◆ **What is required**
Set down each line from the one containing "Write the HTML code for this interface." to the one containing "</style></head><body>", inclusive, exactly as written and with nothing further.

◆ **Input material**

== == ==

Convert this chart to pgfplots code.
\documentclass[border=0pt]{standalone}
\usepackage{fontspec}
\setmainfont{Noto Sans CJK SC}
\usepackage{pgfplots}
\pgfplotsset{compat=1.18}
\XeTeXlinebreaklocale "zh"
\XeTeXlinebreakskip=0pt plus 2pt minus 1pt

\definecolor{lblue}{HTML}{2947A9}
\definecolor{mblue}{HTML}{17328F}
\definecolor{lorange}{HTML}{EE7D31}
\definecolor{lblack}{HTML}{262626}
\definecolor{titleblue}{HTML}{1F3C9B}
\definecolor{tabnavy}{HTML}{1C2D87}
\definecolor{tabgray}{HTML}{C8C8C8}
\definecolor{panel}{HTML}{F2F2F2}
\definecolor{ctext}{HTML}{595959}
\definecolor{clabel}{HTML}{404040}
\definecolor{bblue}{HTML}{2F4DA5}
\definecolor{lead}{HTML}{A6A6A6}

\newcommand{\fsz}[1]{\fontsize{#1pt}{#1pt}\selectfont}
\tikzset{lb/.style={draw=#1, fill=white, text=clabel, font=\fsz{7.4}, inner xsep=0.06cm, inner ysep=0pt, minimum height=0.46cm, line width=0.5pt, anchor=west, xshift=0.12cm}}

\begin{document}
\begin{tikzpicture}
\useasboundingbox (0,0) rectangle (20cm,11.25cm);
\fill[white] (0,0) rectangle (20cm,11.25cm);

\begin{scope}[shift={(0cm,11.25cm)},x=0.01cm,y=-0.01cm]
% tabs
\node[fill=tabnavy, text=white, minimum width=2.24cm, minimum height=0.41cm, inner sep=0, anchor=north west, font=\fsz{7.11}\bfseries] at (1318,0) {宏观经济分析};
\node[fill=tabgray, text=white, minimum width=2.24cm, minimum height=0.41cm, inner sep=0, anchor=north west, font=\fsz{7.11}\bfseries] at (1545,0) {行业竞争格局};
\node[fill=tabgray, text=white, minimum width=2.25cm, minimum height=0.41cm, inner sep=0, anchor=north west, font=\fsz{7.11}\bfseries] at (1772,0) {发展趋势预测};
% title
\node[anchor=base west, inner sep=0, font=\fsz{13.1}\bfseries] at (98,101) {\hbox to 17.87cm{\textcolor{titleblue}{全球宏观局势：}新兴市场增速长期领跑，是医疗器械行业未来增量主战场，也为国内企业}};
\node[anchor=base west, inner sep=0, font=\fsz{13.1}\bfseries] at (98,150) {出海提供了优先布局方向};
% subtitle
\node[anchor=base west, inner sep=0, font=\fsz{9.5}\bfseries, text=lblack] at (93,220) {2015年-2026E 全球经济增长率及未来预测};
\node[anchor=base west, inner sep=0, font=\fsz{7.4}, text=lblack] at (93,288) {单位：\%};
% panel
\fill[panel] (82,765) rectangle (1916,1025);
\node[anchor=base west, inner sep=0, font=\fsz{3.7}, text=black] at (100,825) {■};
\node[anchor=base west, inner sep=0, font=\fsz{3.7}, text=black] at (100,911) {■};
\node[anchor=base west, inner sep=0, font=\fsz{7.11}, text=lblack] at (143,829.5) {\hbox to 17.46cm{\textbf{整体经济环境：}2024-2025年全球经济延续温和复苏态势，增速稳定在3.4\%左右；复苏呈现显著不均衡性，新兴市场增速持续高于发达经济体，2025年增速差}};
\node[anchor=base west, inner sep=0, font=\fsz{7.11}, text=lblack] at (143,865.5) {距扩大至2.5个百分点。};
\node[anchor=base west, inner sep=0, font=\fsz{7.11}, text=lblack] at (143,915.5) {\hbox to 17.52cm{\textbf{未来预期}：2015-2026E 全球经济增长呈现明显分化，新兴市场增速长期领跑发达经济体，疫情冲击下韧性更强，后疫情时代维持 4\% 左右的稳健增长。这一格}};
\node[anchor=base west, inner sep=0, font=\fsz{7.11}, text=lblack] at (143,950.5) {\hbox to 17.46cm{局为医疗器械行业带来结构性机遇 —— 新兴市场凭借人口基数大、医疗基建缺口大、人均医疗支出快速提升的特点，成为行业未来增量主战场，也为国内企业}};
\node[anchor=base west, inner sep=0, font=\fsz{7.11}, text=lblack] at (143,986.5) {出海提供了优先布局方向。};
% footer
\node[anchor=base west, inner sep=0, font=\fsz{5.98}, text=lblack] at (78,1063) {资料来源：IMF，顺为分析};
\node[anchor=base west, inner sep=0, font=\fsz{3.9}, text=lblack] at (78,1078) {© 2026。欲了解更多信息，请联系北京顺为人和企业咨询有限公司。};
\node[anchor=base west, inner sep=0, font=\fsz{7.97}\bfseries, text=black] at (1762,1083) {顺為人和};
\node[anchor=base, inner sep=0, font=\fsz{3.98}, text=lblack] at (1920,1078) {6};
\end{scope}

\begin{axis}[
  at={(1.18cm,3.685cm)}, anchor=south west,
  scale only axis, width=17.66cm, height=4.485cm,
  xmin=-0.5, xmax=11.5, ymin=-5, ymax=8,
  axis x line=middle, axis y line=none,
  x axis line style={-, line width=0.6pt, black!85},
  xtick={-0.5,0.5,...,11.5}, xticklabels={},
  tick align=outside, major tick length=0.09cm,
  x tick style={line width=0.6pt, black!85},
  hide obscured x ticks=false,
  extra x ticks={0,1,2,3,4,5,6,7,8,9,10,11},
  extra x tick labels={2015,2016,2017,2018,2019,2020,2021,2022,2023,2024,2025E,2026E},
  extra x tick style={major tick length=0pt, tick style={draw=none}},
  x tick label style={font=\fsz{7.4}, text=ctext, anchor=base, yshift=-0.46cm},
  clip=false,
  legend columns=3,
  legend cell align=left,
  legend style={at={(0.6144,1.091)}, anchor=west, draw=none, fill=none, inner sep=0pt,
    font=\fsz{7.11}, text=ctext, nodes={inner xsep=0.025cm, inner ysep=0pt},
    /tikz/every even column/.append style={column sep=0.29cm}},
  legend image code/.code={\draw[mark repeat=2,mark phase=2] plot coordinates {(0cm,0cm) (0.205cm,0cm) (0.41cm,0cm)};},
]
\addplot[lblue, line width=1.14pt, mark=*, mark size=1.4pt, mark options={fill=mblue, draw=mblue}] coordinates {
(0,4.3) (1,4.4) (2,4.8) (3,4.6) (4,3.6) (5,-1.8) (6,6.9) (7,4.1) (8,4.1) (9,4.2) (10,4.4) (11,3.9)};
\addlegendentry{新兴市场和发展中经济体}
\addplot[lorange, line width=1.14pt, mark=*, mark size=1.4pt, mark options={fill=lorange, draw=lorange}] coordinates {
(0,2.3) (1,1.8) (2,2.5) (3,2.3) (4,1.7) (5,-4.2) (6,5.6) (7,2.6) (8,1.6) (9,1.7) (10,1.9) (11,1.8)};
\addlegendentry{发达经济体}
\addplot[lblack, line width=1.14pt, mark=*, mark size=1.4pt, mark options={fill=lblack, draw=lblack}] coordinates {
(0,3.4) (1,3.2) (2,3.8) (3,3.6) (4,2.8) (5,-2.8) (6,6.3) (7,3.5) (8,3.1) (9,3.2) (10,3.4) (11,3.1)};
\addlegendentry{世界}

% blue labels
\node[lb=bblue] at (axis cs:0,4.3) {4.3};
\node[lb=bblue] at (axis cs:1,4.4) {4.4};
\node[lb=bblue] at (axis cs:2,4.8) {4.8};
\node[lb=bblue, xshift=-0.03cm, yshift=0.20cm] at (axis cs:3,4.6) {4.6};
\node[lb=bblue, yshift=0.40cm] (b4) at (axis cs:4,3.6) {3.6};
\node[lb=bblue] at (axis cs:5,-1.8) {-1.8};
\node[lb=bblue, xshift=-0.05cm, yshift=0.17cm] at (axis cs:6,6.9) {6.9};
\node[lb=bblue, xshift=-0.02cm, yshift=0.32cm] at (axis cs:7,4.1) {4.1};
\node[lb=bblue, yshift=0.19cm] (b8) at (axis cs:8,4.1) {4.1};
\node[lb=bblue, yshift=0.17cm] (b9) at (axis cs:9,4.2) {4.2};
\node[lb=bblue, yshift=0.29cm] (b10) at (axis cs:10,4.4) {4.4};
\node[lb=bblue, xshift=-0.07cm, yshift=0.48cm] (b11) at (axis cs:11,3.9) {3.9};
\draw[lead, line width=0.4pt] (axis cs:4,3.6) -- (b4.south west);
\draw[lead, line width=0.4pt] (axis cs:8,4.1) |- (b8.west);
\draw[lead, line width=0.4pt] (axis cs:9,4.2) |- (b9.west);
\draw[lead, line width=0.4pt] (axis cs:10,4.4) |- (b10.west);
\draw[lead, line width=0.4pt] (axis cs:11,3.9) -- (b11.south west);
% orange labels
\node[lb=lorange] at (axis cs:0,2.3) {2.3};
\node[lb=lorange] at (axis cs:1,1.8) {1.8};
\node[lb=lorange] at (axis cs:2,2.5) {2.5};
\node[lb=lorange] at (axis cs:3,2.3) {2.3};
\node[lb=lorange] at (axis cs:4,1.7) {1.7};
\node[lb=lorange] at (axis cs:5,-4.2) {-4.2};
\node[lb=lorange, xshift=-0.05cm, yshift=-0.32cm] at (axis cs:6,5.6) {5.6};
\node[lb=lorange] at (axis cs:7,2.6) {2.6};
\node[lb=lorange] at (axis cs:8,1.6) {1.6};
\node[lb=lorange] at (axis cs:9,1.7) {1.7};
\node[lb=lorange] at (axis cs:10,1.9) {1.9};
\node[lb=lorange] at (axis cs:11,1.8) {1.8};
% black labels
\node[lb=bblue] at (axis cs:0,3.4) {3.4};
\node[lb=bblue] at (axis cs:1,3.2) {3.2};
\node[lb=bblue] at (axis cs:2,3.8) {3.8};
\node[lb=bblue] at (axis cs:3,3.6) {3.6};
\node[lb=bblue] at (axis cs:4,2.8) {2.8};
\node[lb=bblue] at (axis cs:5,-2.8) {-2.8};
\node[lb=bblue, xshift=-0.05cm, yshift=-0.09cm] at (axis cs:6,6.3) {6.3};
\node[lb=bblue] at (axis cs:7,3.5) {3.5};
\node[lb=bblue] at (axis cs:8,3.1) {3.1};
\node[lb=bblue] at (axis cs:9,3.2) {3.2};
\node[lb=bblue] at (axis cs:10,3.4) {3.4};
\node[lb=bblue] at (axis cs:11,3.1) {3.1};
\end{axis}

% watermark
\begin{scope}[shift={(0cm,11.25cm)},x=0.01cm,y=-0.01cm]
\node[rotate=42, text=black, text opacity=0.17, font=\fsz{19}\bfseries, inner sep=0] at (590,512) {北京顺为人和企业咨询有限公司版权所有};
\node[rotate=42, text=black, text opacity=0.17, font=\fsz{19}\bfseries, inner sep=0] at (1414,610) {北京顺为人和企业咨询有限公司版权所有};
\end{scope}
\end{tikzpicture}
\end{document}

== == ==

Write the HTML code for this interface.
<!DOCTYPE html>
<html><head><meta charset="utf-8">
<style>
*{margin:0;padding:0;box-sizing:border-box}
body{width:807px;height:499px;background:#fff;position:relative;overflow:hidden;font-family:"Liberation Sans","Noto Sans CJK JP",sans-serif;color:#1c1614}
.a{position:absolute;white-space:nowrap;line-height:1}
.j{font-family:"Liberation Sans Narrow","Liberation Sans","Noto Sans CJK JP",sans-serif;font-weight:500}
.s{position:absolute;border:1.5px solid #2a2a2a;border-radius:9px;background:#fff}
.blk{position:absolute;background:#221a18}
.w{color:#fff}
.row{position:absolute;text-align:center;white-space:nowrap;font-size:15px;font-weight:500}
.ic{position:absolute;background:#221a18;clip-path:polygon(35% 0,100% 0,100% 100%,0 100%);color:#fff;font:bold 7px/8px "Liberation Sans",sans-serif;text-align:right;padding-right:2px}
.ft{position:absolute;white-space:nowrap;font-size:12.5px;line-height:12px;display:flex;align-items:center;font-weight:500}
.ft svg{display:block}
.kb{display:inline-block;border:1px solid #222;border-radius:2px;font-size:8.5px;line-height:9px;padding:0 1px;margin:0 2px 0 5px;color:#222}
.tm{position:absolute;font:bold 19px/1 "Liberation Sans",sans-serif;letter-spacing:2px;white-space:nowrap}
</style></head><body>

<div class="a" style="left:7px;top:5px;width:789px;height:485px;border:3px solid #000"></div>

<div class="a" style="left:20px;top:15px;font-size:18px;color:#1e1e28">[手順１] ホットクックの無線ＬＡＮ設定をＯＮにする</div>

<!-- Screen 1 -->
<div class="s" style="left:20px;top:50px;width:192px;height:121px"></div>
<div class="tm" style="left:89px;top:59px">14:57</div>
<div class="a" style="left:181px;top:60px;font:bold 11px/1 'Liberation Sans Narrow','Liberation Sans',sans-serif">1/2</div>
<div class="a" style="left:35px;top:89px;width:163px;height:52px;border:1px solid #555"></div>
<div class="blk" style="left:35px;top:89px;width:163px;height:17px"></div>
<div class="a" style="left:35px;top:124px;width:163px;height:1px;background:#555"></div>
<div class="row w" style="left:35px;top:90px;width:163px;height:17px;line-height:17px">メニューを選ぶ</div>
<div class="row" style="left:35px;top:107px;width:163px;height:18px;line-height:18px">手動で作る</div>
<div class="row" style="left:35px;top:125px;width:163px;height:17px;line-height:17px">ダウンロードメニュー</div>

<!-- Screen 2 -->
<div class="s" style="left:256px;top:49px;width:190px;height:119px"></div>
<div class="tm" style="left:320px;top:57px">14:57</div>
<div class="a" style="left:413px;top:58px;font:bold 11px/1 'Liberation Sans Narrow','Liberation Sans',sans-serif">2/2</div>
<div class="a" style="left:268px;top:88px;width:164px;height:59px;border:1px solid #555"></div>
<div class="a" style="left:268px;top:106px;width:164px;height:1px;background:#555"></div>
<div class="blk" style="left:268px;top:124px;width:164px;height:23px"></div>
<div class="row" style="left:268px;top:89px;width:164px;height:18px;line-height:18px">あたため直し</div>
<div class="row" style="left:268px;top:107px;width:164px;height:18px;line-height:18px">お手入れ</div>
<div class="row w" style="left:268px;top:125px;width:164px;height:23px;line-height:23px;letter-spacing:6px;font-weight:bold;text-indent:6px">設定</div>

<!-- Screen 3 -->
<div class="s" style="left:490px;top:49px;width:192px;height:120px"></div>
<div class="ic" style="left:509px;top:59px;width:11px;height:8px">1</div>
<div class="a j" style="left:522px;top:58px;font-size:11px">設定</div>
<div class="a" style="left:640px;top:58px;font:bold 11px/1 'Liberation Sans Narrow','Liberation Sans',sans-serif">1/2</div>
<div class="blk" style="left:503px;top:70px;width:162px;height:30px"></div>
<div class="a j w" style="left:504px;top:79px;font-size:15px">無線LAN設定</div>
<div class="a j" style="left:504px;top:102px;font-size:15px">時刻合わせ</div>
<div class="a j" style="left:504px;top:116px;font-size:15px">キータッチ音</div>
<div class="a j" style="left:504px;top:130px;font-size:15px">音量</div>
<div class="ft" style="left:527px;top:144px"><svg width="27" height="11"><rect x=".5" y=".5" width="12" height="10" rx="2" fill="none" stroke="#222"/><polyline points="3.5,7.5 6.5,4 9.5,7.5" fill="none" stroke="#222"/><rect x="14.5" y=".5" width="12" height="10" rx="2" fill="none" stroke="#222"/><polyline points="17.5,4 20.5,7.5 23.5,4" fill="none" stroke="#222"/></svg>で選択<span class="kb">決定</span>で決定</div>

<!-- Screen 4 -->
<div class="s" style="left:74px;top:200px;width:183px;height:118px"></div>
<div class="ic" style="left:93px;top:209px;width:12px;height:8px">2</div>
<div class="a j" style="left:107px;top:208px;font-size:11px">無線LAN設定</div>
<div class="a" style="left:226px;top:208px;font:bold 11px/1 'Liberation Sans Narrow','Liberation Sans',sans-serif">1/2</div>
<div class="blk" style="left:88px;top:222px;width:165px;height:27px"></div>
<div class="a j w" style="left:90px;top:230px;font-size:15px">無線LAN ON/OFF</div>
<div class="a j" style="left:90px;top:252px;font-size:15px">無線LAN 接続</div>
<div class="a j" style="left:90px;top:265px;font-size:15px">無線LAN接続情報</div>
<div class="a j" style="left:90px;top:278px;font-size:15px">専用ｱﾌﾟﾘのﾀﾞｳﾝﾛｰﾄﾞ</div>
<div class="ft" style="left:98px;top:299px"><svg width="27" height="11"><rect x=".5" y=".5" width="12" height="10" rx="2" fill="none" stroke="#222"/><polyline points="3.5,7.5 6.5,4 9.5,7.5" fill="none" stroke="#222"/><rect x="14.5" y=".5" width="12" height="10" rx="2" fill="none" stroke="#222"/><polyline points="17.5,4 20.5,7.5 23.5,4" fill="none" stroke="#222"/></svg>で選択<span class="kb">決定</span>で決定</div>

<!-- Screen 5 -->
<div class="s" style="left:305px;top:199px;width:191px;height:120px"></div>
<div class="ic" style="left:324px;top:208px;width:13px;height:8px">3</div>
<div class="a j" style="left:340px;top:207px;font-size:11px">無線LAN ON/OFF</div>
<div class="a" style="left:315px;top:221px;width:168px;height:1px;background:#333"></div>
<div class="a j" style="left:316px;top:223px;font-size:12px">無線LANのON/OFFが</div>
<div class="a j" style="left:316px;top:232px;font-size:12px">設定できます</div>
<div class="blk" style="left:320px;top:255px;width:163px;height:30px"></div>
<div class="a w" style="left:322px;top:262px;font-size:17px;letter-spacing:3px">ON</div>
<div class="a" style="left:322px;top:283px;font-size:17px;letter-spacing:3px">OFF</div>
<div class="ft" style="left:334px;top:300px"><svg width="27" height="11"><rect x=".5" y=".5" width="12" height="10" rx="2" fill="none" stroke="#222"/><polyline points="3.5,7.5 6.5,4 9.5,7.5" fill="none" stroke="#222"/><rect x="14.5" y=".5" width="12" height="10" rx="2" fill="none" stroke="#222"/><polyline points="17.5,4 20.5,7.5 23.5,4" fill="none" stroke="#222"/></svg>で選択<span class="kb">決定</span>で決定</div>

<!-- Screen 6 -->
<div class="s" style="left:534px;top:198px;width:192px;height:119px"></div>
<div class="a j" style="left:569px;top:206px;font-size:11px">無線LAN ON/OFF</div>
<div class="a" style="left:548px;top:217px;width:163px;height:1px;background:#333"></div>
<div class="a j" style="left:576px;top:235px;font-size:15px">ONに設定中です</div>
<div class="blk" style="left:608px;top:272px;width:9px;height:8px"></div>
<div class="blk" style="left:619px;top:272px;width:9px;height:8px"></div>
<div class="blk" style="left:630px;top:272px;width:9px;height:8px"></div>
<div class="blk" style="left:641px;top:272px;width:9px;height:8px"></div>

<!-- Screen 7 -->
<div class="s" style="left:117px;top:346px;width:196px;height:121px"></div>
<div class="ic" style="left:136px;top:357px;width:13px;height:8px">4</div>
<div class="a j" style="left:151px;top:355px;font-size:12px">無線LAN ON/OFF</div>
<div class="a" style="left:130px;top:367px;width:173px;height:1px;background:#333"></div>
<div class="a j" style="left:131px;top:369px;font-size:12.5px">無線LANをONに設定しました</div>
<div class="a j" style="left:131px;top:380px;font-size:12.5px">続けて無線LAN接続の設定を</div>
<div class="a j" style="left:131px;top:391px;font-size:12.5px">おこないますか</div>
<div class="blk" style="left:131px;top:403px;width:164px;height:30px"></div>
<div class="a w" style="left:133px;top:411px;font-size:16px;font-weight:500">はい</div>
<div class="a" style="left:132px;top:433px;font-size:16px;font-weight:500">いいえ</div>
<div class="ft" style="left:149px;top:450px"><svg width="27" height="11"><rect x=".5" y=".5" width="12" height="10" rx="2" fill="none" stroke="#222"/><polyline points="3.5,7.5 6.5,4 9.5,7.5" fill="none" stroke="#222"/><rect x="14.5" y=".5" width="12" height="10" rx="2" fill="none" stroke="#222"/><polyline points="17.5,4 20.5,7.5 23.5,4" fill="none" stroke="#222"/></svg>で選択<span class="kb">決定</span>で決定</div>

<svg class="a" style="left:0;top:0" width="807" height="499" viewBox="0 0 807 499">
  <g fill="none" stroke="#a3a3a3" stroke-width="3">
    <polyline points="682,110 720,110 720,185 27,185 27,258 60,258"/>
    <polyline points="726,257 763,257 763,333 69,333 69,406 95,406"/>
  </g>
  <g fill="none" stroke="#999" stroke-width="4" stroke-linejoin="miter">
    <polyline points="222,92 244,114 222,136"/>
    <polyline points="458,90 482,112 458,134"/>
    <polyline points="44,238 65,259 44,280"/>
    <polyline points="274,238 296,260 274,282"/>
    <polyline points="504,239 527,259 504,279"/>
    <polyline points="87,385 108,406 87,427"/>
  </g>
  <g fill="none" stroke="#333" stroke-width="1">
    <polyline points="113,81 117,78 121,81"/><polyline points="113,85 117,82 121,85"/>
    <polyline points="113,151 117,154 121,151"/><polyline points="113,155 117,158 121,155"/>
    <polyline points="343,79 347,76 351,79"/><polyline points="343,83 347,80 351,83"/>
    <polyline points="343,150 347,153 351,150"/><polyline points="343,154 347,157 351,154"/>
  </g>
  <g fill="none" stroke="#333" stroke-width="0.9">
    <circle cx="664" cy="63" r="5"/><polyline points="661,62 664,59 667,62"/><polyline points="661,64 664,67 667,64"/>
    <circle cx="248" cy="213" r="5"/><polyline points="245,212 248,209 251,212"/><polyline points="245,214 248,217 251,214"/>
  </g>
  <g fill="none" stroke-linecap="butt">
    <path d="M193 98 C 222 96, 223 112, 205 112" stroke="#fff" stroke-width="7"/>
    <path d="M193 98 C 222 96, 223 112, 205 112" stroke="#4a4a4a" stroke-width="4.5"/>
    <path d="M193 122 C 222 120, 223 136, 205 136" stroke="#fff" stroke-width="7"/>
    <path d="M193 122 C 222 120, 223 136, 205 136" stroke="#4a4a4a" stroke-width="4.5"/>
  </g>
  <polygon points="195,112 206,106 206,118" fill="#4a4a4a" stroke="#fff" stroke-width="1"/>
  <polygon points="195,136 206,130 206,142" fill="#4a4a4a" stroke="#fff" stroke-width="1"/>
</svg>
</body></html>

== == ==

◆ **Task response**
Write the HTML code for this interface.
<!DOCTYPE html>
<html><head><meta charset="utf-8">
<style>
*{margin:0;padding:0;box-sizing:border-box}
body{width:807px;height:499px;background:#fff;position:relative;overflow:hidden;font-family:"Liberation Sans","Noto Sans CJK JP",sans-serif;color:#1c1614}
.a{position:absolute;white-space:nowrap;line-height:1}
.j{font-family:"Liberation Sans Narrow","Liberation Sans","Noto Sans CJK JP",sans-serif;font-weight:500}
.s{position:absolute;border:1.5px solid #2a2a2a;border-radius:9px;background:#fff}
.blk{position:absolute;background:#221a18}
.w{color:#fff}
.row{position:absolute;text-align:center;white-space:nowrap;font-size:15px;font-weight:500}
.ic{position:absolute;background:#221a18;clip-path:polygon(35% 0,100% 0,100% 100%,0 100%);color:#fff;font:bold 7px/8px "Liberation Sans",sans-serif;text-align:right;padding-right:2px}
.ft{position:absolute;white-space:nowrap;font-size:12.5px;line-height:12px;display:flex;align-items:center;font-weight:500}
.ft svg{display:block}
.kb{display:inline-block;border:1px solid #222;border-radius:2px;font-size:8.5px;line-height:9px;padding:0 1px;margin:0 2px 0 5px;color:#222}
.tm{position:absolute;font:bold 19px/1 "Liberation Sans",sans-serif;letter-spacing:2px;white-space:nowrap}
</style></head><body>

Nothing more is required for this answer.